Cam wondered, though, if Margo hadn’t had quite the opposite effect on her.

Outside the church, she approached Rob and announced matter-of-factly, “I think there’s something fishy.”

“Fishy, how?”

“Call Jake. I’ll call Annie. We need to put our heads
together.” She walked away from him, pulling her cell phone out of her clutch purse.

T
hey met at Martin’s again. It seemed to bode better for them than some of the other places they’d been.

“What’s this about, Cam?” Jake asked.

Cam felt Rob shrug next to her.

“Pieces that don’t fit.”

“It’s a closed case,” Jake said, but in response to her glare, frowned and said, “Like what?”

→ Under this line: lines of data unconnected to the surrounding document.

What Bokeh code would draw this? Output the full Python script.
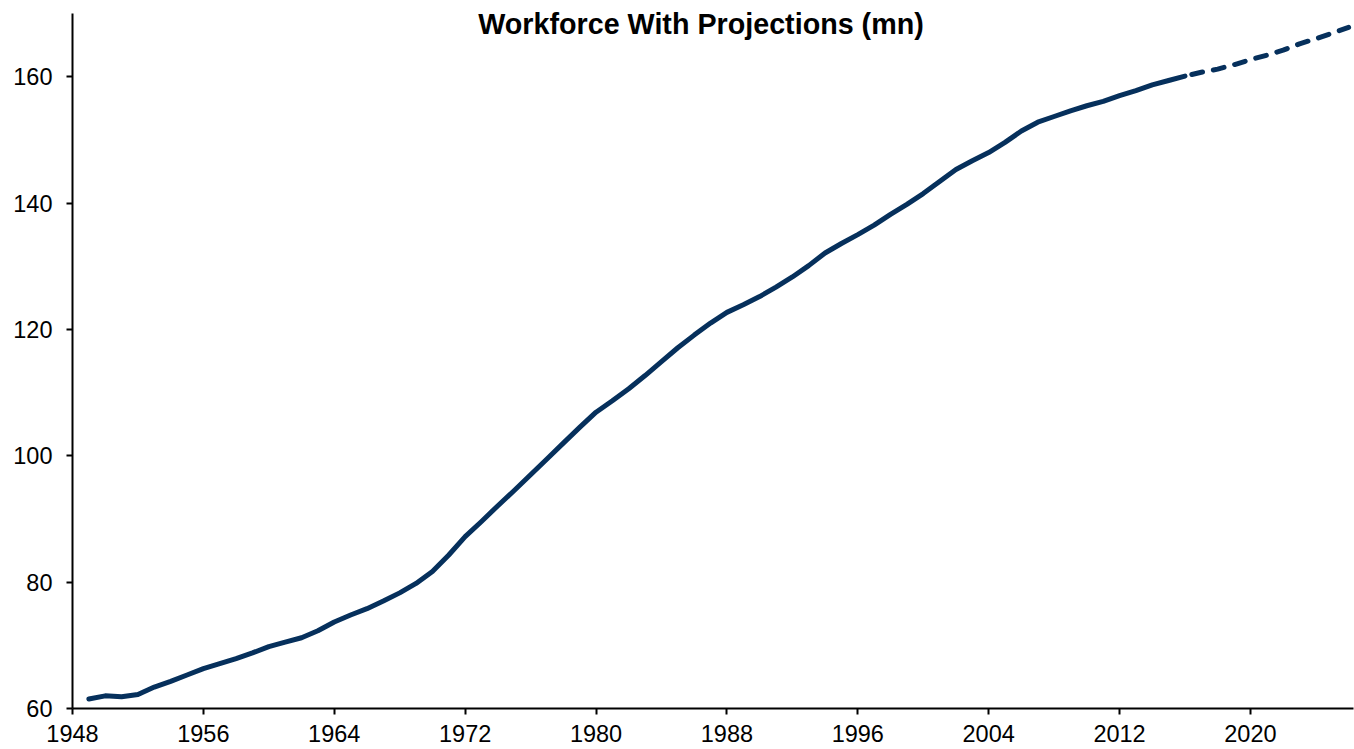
from bokeh.plotting import figure
from bokeh.models import Range1d, FixedTicker, Label, ColumnDataSource
from bokeh.embed import file_html
from bokeh.resources import INLINE

# ---- data ----
hist_years = list(range(1949, 2017))
hist_values = [
    61.5, 62.0, 61.85, 62.2, 63.4, 64.3, 65.3, 66.3, 67.1, 67.9,   # 1949-1958
    68.8, 69.8, 70.5, 71.2, 72.3, 73.7, 74.8, 75.8, 77.0, 78.3,    # 1959-1968
    79.8, 81.7, 84.3, 87.2, 89.6, 92.1, 94.5, 97.0, 99.5, 102.0,   # 1969-1978
    104.5, 106.9, 108.7, 110.6, 112.7, 114.9, 117.1, 119.1, 121.0, 122.7,  # 1979-1988
    123.9, 125.2, 126.7, 128.3, 130.1, 132.1, 133.6, 135.0, 136.5, 138.2,  # 1989-1998
    139.8, 141.5, 143.4, 145.3, 146.7, 148.0, 149.6, 151.4, 152.8, 153.7,  # 1999-2008
    154.6, 155.4, 156.1, 157.0, 157.8, 158.7, 159.4, 160.1,              # 2009-2016
]
proj_years = list(range(2016, 2027))
proj_values = [160.1, 160.7, 161.2, 161.9, 162.7, 163.4, 164.2, 165.2, 166.0, 166.9, 167.8]

x_ticks = list(range(1948, 2021, 8))
y_ticks = [60, 80, 100, 120, 140, 160]
title_text = "Workforce With Projections  (mn)"

LINE_COLOR = "#06305C"
FONT = "Liberation Sans"

p = figure(
    width=1354, height=749,
    x_range=Range1d(1948, 2026.3), y_range=Range1d(60, 172.06),
    output_backend="svg", toolbar_location=None,
    min_border_left=72, min_border_right=1, min_border_top=0, min_border_bottom=41,
)
p.outline_line_color = None
p.xgrid.visible = False
p.ygrid.visible = False
p.background_fill_color = "white"
p.border_fill_color = "white"

for ax in (p.xaxis[0], p.yaxis[0]):
    ax.axis_line_width = 2
    ax.axis_line_color = "black"
    ax.major_tick_line_width = 2
    ax.major_tick_line_color = "black"
    ax.major_tick_out = 6
    ax.major_tick_in = 0
    ax.minor_tick_line_color = None
    ax.major_label_text_font = FONT
    ax.major_label_text_font_size = "23.5px"
    ax.major_label_text_color = "black"

p.xaxis[0].ticker = FixedTicker(ticks=x_ticks)
p.yaxis[0].ticker = FixedTicker(ticks=y_ticks)
p.yaxis[0].bounds = (60, 170)
p.xaxis[0].major_label_standoff = 10
p.yaxis[0].major_label_standoff = 14

hist_src = ColumnDataSource(dict(x=hist_years, y=hist_values))
proj_src = ColumnDataSource(dict(x=proj_years, y=proj_values))

p.line("x", "y", source=hist_src, line_color=LINE_COLOR, line_width=5,
       line_cap="round", line_join="round")
p.line("x", "y", source=proj_src, line_color=LINE_COLOR, line_width=5,
       line_cap="round", line_join="round", line_dash="11 11", line_dash_offset=15)

title = Label(x=1986.66, y=168.39, text=title_text, text_align="center",
              text_baseline="middle", text_font=FONT, text_font_style="bold",
              text_font_size="28.7px", text_color="black")
p.add_layout(title)

open("out.html", "w").write(file_html(p, INLINE))
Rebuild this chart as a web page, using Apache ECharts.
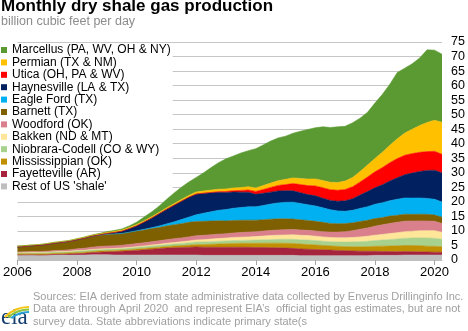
<!DOCTYPE html>
<html><head><meta charset="utf-8">
<script src="https://cdn.jsdelivr.net/npm/echarts@6/dist/echarts.min.js"></script>
<style>html,body{margin:0;padding:0;background:#fff}#c{width:468px;height:331px}</style>
</head><body><div id="c"></div>
<script>
const dates = ['2006-01','2006-04','2006-07','2006-10','2007-01','2007-04','2007-07','2007-10',
 '2008-01','2008-04','2008-07','2008-10','2009-01','2009-04','2009-07','2009-10',
 '2010-01','2010-04','2010-07','2010-10','2011-01','2011-04','2011-07','2011-10',
 '2012-01','2012-04','2012-07','2012-10','2013-01','2013-04','2013-07','2013-10',
 '2014-01','2014-04','2014-07','2014-10','2015-01','2015-04','2015-07','2015-10',
 '2016-01','2016-04','2016-07','2016-10','2017-01','2017-04','2017-07','2017-10',
 '2018-01','2018-04','2018-07','2018-10','2019-01','2019-04','2019-07','2019-10',
 '2020-01','2020-04'];
const xTickYears = ['2006','2008','2010','2012','2014','2016','2018','2020'];

const rest = [1.7,1.7,1.7,1.6, 1.6,1.7,1.7,1.7, 1.7,1.7,1.8,1.8, 1.8,1.7,1.7,1.7, 1.7,1.7,1.7,1.7, 1.7,1.7,1.7,1.7, 1.7,1.6,1.6,1.6, 1.6,1.6,1.6,1.6, 1.6,1.6,1.6,1.6, 1.6,1.6,1.5,1.5, 1.5,1.5,1.5,1.5, 1.5,1.5,1.5,1.5, 1.6,1.6,1.6,1.6, 1.7,1.7,1.7,1.7, 1.7,1.7];
const fayetteville = [0.05,0.07,0.1,0.15, 0.2,0.25,0.3,0.4, 0.5,0.6,0.75,0.9, 1.0,1.15,1.3,1.45, 1.6,1.8,2.0,2.2, 2.4,2.5,2.6,2.7, 2.8,2.8,2.8,2.8, 2.8,2.8,2.8,2.75, 2.7,2.7,2.65,2.6, 2.5,2.4,2.3,2.2, 2.1,2.0,1.9,1.8, 1.7,1.6,1.55,1.5, 1.4,1.35,1.3,1.25, 1.2,1.15,1.1,1.05, 1.0,0.95];
const mississippian = [0.35,0.35,0.35,0.35, 0.35,0.35,0.35,0.35, 0.4,0.4,0.4,0.4, 0.4,0.4,0.4,0.4, 0.45,0.45,0.5,0.5, 0.55,0.6,0.65,0.7, 0.8,0.9,1.0,1.1, 1.2,1.3,1.35,1.4, 1.45,1.5,1.55,1.6, 1.65,1.7,1.7,1.65, 1.6,1.5,1.45,1.4, 1.4,1.45,1.5,1.6, 1.7,1.8,1.9,2.0, 2.1,2.1,2.1,2.0, 2.0,1.9];
const niobrara = [0.45,0.45,0.45,0.45, 0.5,0.5,0.5,0.5, 0.55,0.55,0.55,0.55, 0.55,0.55,0.55,0.55, 0.6,0.6,0.6,0.6, 0.65,0.7,0.75,0.8, 0.85,0.9,0.9,0.95, 0.95,1.0,1.0,1.05, 1.1,1.15,1.2,1.3, 1.35,1.4,1.45,1.5, 1.5,1.45,1.45,1.5, 1.55,1.65,1.75,1.85, 2.0,2.1,2.25,2.4, 2.5,2.6,2.7,2.8, 2.8,2.6];
const bakken = [0.05,0.05,0.05,0.05, 0.05,0.05,0.05,0.05, 0.08,0.1,0.12,0.14, 0.15,0.17,0.2,0.22, 0.25,0.3,0.35,0.4, 0.45,0.5,0.55,0.65, 0.75,0.8,0.9,0.95, 1.0,1.05,1.1,1.15, 1.2,1.3,1.4,1.45, 1.5,1.55,1.55,1.55, 1.5,1.5,1.45,1.45, 1.5,1.55,1.65,1.75, 1.85,1.95,2.05,2.15, 2.25,2.35,2.45,2.55, 2.6,2.4];
const woodford = [0.15,0.2,0.25,0.3, 0.35,0.4,0.45,0.5, 0.6,0.7,0.8,0.85, 0.9,0.9,0.95,1.0, 1.05,1.1,1.15,1.2, 1.25,1.3,1.35,1.4, 1.45,1.5,1.5,1.5, 1.5,1.55,1.6,1.65, 1.65,1.7,1.75,1.8, 1.85,1.85,1.85,1.8, 1.8,1.8,1.85,1.95, 2.1,2.35,2.6,2.85, 3.1,3.3,3.5,3.6, 3.6,3.5,3.4,3.3, 3.2,3.0];
const barnett = [1.7,1.85,2.0,2.15, 2.3,2.5,2.7,2.9, 3.1,3.4,3.7,3.9, 4.1,4.1,4.0,4.2, 4.3,4.4,4.5,4.6, 4.7,4.8,4.9,5.0, 4.9,4.8,4.7,4.6, 4.4,4.3,4.2,4.1, 4.0,3.9,3.9,3.8, 3.7,3.6,3.5,3.4, 3.3,3.2,3.0,2.9, 2.8,2.7,2.7,2.6, 2.6,2.5,2.5,2.4, 2.4,2.3,2.3,2.3, 2.2,2.2];
const eagleFord = [0,0,0,0, 0,0,0,0, 0,0,0,0, 0,0,0,0.05, 0.1,0.2,0.3,0.5, 0.7,1.0,1.4,1.8, 2.3,2.8,3.2,3.6, 3.9,4.2,4.4,4.6, 4.6,4.9,5.2,5.5, 5.7,5.8,5.6,5.4, 5.3,5.0,4.7,4.4, 4.2,4.3,4.5,4.7, 4.9,5.1,5.3,5.5, 5.6,5.6,5.6,5.5, 5.4,5.2];
const haynesville = [0,0,0,0, 0,0,0,0, 0,0.02,0.05,0.1, 0.25,0.5,0.8,1.2, 1.7,2.5,3.3,4.2, 5.0,5.7,6.3,6.8, 7.1,6.8,6.5,6.2, 5.9,5.6,5.3,5.0, 4.3,4.2,4.1,4.1, 4.0,3.9,3.7,3.5, 3.5,3.3,3.2,3.3, 3.6,4.0,4.6,5.2, 5.7,6.2,6.8,7.4, 8.0,8.6,9.1,9.6, 10.0,10.0];
const utica = [0,0,0,0, 0,0,0,0, 0,0,0,0, 0,0,0,0, 0,0,0,0, 0,0,0,0, 0.05,0.1,0.15,0.2, 0.3,0.45,0.6,0.8, 1.0,1.3,1.6,1.9, 2.1,2.5,2.8,3.1, 3.4,3.6,3.7,3.8, 3.9,4.1,4.5,5.0, 5.5,5.9,6.3,6.6, 6.7,6.7,6.6,6.5, 6.5,6.4];
const permian = [0.3,0.3,0.3,0.3, 0.35,0.35,0.35,0.35, 0.4,0.4,0.4,0.4, 0.4,0.4,0.4,0.4, 0.45,0.45,0.45,0.45, 0.5,0.55,0.6,0.65, 0.7,0.75,0.8,0.85, 0.9,0.95,1.0,1.1, 1.2,1.35,1.5,1.65, 1.8,1.95,2.1,2.25, 2.4,2.5,2.55,2.65, 2.9,3.2,3.6,4.1, 4.6,5.3,6.0,6.8, 7.6,8.4,9.2,10.0, 10.7,11.0];
const marcellus = [0,0,0,0, 0,0,0,0, 0,0.02,0.05,0.1, 0.2,0.3,0.4,0.55, 0.8,1.3,1.65,2.15, 2.9,3.65,4.2,4.6, 5.0,6.25,7.75,9.15, 10.35,11.0,11.85,12.4, 13.5,14.0,14.45,14.7, 14.85,15.35,16.25,17.05, 17.6,18.45,18.85,19.15, 18.85,18.8,18.35,18.15, 19.05,19.9,21.0,22.8, 22.35,22.5,23.25,25.0, 24.1,23.45];

// bottom of stack first
const layers = [
  {name: "Rest of US 'shale'", data: rest, color: '#bfbfbf'},
  {name: 'Fayetteville (AR)', data: fayetteville, color: '#a5233c'},
  {name: 'Mississippian (OK)', data: mississippian, color: '#c09000'},
  {name: 'Niobrara-Codell (CO & WY)', data: niobrara, color: '#a9d18e'},
  {name: 'Bakken (ND & MT)', data: bakken, color: '#ffe699'},
  {name: 'Woodford (OK)', data: woodford, color: '#d9808c'},
  {name: 'Barnett (TX)', data: barnett, color: '#7f6000'},
  {name: 'Eagle Ford (TX)', data: eagleFord, color: '#00b0f0'},
  {name: 'Haynesville (LA & TX)', data: haynesville, color: '#002060'},
  {name: 'Utica (OH, PA & WV)', data: utica, color: '#ff0000'},
  {name: 'Permian (TX & NM)', data: permian, color: '#ffc000'},
  {name: 'Marcellus (PA, WV, OH & NY)', data: marcellus, color: '#5b9a33'}
];

const FONT = '"Liberation Sans", Arial, sans-serif';
const isTickCat = (idx, val) => xTickYears.indexOf(String(val).slice(0, 4)) >= 0 && String(val).slice(5) === '01';

const chart = echarts.init(document.getElementById('c'), null, {renderer: 'canvas'});
chart.setOption({
  animation: false,
  textStyle: {fontFamily: FONT},
  title: {
    text: 'Monthly dry shale gas production',
    subtext: 'billion cubic feet per day',
    left: 1, top: -2, padding: 0, itemGap: 0,
    textStyle: {fontFamily: FONT, fontSize: 17, fontWeight: 'bold', color: '#000'},
    subtextStyle: {fontFamily: FONT, fontSize: 12.5, color: '#8c8c8c'}
  },
  legend: {
    orient: 'vertical', left: 0, top: 43,
    padding: [1, 2, 0, 1],
    backgroundColor: '#ffffff',
    itemWidth: 6, itemHeight: 6, itemGap: 0.4, icon: 'rect',
    textStyle: {fontFamily: FONT, fontSize: 12, color: '#000', lineHeight: 12},
    data: layers.map(l => l.name).reverse()
  },
  grid: {left: 15, right: 26, top: 42, bottom: 71},
  xAxis: {
    type: 'category', data: dates, boundaryGap: false,
    splitLine: {show: false},
    axisLine: {show: true, lineStyle: {color: '#bfbfbf', width: 1}},
    axisTick: {show: true, length: 5, lineStyle: {color: '#a6a6a6'}, interval: isTickCat},
    axisLabel: {interval: isTickCat, margin: 6, fontSize: 13, color: '#000', fontFamily: FONT,
      formatter: v => v.slice(0, 4)}
  },
  yAxis: {
    type: 'value', position: 'right', min: 0, max: 75, interval: 5,
    axisLine: {show: false}, axisTick: {show: false},
    axisLabel: {margin: 9, fontSize: 12.5, color: '#000', fontFamily: FONT},
    splitLine: {show: true, lineStyle: {color: '#c6c6c6', width: 1.2}}
  },
  series: layers.map(l => ({
    type: 'line', name: l.name, stack: 'shale', symbol: 'none', showSymbol: false,
    lineStyle: {width: 0.6, color: l.color},
    itemStyle: {color: l.color},
    areaStyle: {color: l.color, opacity: 1},
    data: l.data
  })),
  graphic: [
    {type: 'text', left: 33, top: 291,
     style: {text: 'Sources: EIA derived from state administrative data collected by Enverus Drillinginfo Inc.\nData are through April 2020  and represent EIA\u2019s  official tight gas estimates, but are not\nsurvey data. State abbreviations indicate primary state(s',
       font: '11px "Liberation Sans", Arial, sans-serif', fill: '#a0a0a0', lineHeight: 12.3}},
    {type: 'text', left: 1, top: 306,
     style: {text: 'eia', font: '23px "Liberation Serif", "DejaVu Serif", serif', fill: '#123d6e'}},
    {type: 'arc', shape: {cx: 29, cy: 341, r: 34, startAngle: Math.PI * 1.25, endAngle: Math.PI * 1.5, clockwise: true},
     style: {stroke: '#f5c518', lineWidth: 2.2, fill: null}},
    {type: 'arc', shape: {cx: 29, cy: 341, r: 31.5, startAngle: Math.PI * 1.27, endAngle: Math.PI * 1.5, clockwise: true},
     style: {stroke: '#8cc63f', lineWidth: 2.2, fill: null}},
    {type: 'arc', shape: {cx: 29, cy: 341, r: 29, startAngle: Math.PI * 1.29, endAngle: Math.PI * 1.5, clockwise: true},
     style: {stroke: '#29a0d8', lineWidth: 2.2, fill: null}}
  ]
});
</script></body></html>
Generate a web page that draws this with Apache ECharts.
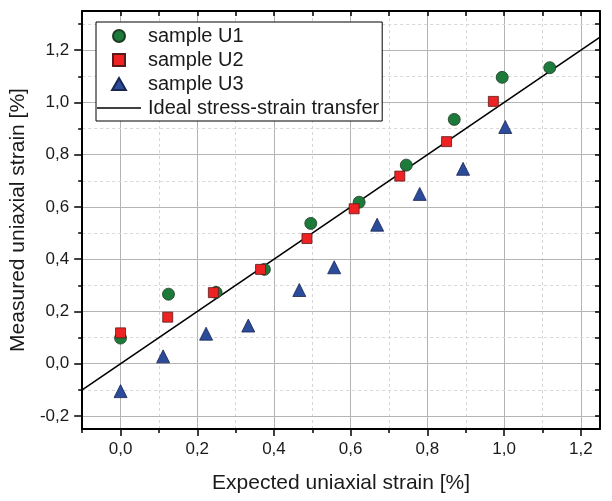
<!DOCTYPE html>
<html lang="en">
<head>
    <meta charset="UTF-8">
    <title>Strain transfer</title>
    <script src="https://cdn.jsdelivr.net/npm/echarts@6.0.0/dist/echarts.min.js"></script>
    <style>
        html, body { margin: 0; padding: 0; background: #fff; }
    </style>
</head>
<body>
    <div id="chart" style="width: 612px; height: 501px;"></div>
    <script>
        // expected strain [%] / measured strain [%]
        const u1X = [0.0, 0.125, 0.249, 0.375, 0.496, 0.622, 0.745, 0.870, 0.995, 1.119];
        const u1Y = [0.098, 0.266, 0.273, 0.361, 0.537, 0.618, 0.760, 0.935, 1.096, 1.133];
        const u2X = [0.0, 0.123, 0.242, 0.365, 0.486, 0.609, 0.728, 0.850, 0.972];
        const u2Y = [0.118, 0.178, 0.272, 0.361, 0.479, 0.593, 0.718, 0.850, 1.004];
        const u3X = [0.0, 0.111, 0.223, 0.333, 0.466, 0.557, 0.669, 0.780, 0.893, 1.003];
        const u3Y = [-0.105, 0.028, 0.115, 0.146, 0.282, 0.369, 0.532, 0.650, 0.746, 0.906];
        const idealX = [-0.1, 1.25]; // ideal transfer: measured = expected

        // ticks
        const xMajor = [0.0, 0.2, 0.4, 0.6, 0.8, 1.0, 1.2];
        const xMinor = [-0.1, 0.1, 0.3, 0.5, 0.7, 0.9, 1.1];
        const yMajor = [-0.2, 0.0, 0.2, 0.4, 0.6, 0.8, 1.0, 1.2];
        const yMinor = [-0.1, 0.1, 0.3, 0.5, 0.7, 0.9, 1.1, 1.3];
        const xAll = xMajor.concat(xMinor);
        const yAll = yMajor.concat(yMinor);

        const names = ['sample U1', 'sample U2', 'sample U3', 'Ideal stress-strain transfer'];
        const FONT = 'Arial, "Liberation Sans", sans-serif';
        const TXT = '#1a1a1a';

        function pairs(xs, ys) {
            return xs.map((x, i) => [x, ys[i]]);
        }
        function fmt(v) {
            return v.toFixed(1).replace('.', ',');
        }

        // grid lines as markLines (solid major, dashed minor)
        const gridLines = [];
        xMajor.forEach(v => gridLines.push({ xAxis: v, lineStyle: { color: '#b4b4b4', type: 'solid', width: 1 } }));
        xMinor.forEach(v => gridLines.push({ xAxis: v, lineStyle: { color: '#d6d6d6', type: [3, 3], width: 1 } }));
        yMajor.forEach(v => gridLines.push({ yAxis: v, lineStyle: { color: '#b4b4b4', type: 'solid', width: 1 } }));
        yMinor.forEach(v => gridLines.push({ yAxis: v, lineStyle: { color: '#d6d6d6', type: [3, 3], width: 1 } }));

        const axisBase = {
            type: 'value',
            axisLine: { show: true, onZero: false, lineStyle: { color: '#000', width: 2 } },
            splitLine: { show: false },
            axisLabel: { show: false },
        };
        const hiddenLine = { show: false, onZero: false };

        const chart = echarts.init(document.getElementById('chart'));
        chart.setOption({
            animation: false,
            backgroundColor: '#fff',
            textStyle: { fontFamily: FONT },
            grid: { left: 80, right: 12, top: 11, bottom: 72 },
            legend: {
                orient: 'vertical',
                left: 96,
                top: 22,
                padding: [4, 3, 3, 1],
                itemGap: 4,
                itemWidth: 44,
                itemHeight: 12,
                symbolKeepAspect: true,
                backgroundColor: '#fff',
                borderColor: '#000',
                borderWidth: 1,
                borderRadius: 0,
                textStyle: { fontSize: 20, color: TXT, fontFamily: FONT, padding: [0, 0, 0, 2] },
                data: [
                    { name: names[0], icon: 'circle' },
                    { name: names[1], icon: 'path://M0,0 H10 V10 H0 Z' },
                    { name: names[2], icon: 'path://M5,0 L10,8.7 L0,8.7 Z' },
                    { name: names[3], icon: 'path://M0,0 H44 V1.6 H0 Z', itemStyle: { color: '#000', borderWidth: 0 } }
                ]
            },
            xAxis: [
                Object.assign({}, axisBase, {
                    position: 'bottom', min: -0.1, max: 1.25,
                    name: 'Expected uniaxial strain [%]',
                    nameLocation: 'middle', nameGap: 44,
                    nameTextStyle: { fontSize: 21, color: TXT, fontFamily: FONT },
                    axisTick: { show: true, inside: false, length: 7, customValues: xMajor, lineStyle: { color: '#000', width: 1.5 } },
                    axisLabel: { show: true, customValues: xMajor, formatter: fmt, fontSize: 17, color: TXT, margin: 12, fontFamily: FONT }
                }),
                Object.assign({}, axisBase, {
                    position: 'bottom', min: -0.1, max: 1.25,
                    axisLine: hiddenLine,
                    axisTick: { show: true, inside: false, length: 4, customValues: xMinor, lineStyle: { color: '#000', width: 1.5 } }
                }),
                Object.assign({}, axisBase, {
                    position: 'top', min: -0.1, max: 1.25,
                    axisTick: { show: true, inside: true, length: 5, customValues: xAll, lineStyle: { color: '#000', width: 1.5 } }
                })
            ],
            yAxis: [
                Object.assign({}, axisBase, {
                    position: 'left', min: -0.25, max: 1.35,
                    name: 'Measured uniaxial strain [%]',
                    nameLocation: 'middle', nameGap: 44,
                    nameTextStyle: { fontSize: 21, color: TXT, fontFamily: FONT },
                    axisTick: { show: true, inside: false, length: 8, customValues: yMajor, lineStyle: { color: '#000', width: 1.5 } },
                    axisLabel: { show: true, customValues: yMajor, formatter: fmt, fontSize: 17, color: TXT, margin: 13, fontFamily: FONT }
                }),
                Object.assign({}, axisBase, {
                    position: 'left', min: -0.25, max: 1.35,
                    axisLine: hiddenLine,
                    axisTick: { show: true, inside: false, length: 4, customValues: yMinor, lineStyle: { color: '#000', width: 1.5 } }
                }),
                Object.assign({}, axisBase, {
                    position: 'right', min: -0.25, max: 1.35,
                    axisTick: { show: true, inside: true, length: 5, customValues: yAll, lineStyle: { color: '#000', width: 1.5 } }
                })
            ],
            series: [
                {
                    name: 'grid',
                    type: 'line',
                    data: [],
                    z: 0,
                    silent: true,
                    markLine: {
                        silent: true,
                        z: 0,
                        symbol: 'none',
                        label: { show: false },
                        emphasis: { disabled: true },
                        data: gridLines
                    }
                },
                {
                    name: names[3],
                    type: 'line',
                    data: idealX.map(x => [x, x]),
                    symbol: 'none',
                    showSymbol: false,
                    z: 8,
                    lineStyle: { color: '#000', width: 1.6 },
                    itemStyle: { color: '#000' }
                },
                {
                    name: names[0],
                    type: 'scatter',
                    data: pairs(u1X, u1Y),
                    symbol: 'circle',
                    symbolSize: 12,
                    z: 9,
                    itemStyle: { color: '#1c7a3a', borderColor: '#1f3a25', borderWidth: 0.8, opacity: 1 }
                },
                {
                    name: names[1],
                    type: 'scatter',
                    data: pairs(u2X, u2Y),
                    symbol: 'rect',
                    symbolSize: 10,
                    z: 10,
                    itemStyle: { color: '#ee2222', borderColor: '#5a1a1a', borderWidth: 0.8, opacity: 1 }
                },
                {
                    name: names[2],
                    type: 'scatter',
                    data: pairs(u3X, u3Y),
                    symbol: 'triangle',
                    symbolSize: 13,
                    z: 9,
                    itemStyle: { color: '#2b4b9b', borderColor: '#1a2550', borderWidth: 0.8, opacity: 1 }
                }
            ]
        });
    </script>
</body>
</html>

She relayed Margo’s story, then mentioned the different drugs used to sedate Samantha and the phrasing in Joseph’s conversations with Samantha. “Why would Joseph use something sloppy like ether when the sleeping pills had worked so well?”

Jake frowned. “Forensics thinks the sleeping pills were not drunk from the cup at all. There was no residue on the sides of the cup, so they’ve concluded that somebody added the drug to the dregs rather than to the full cup before it was drunk.”

“Shoot! I
did
give her that idea!”

When the others stared at her blankly, Cam elaborated. “Samantha wasn’t drugged at all! She needed an alibi, and I gave her the idea!”

“So you think Samantha did all this?” Annie asked, her nose wrinkled in disbelief.

“Not all. Listen. Let’s say you are a devoted aunt, and have a niece who is grateful and reciprocates your affection. And then a nephew who is a horrible ingrate.”

“Jean-Jacques,” Annie supplied, as if it weren’t obvious.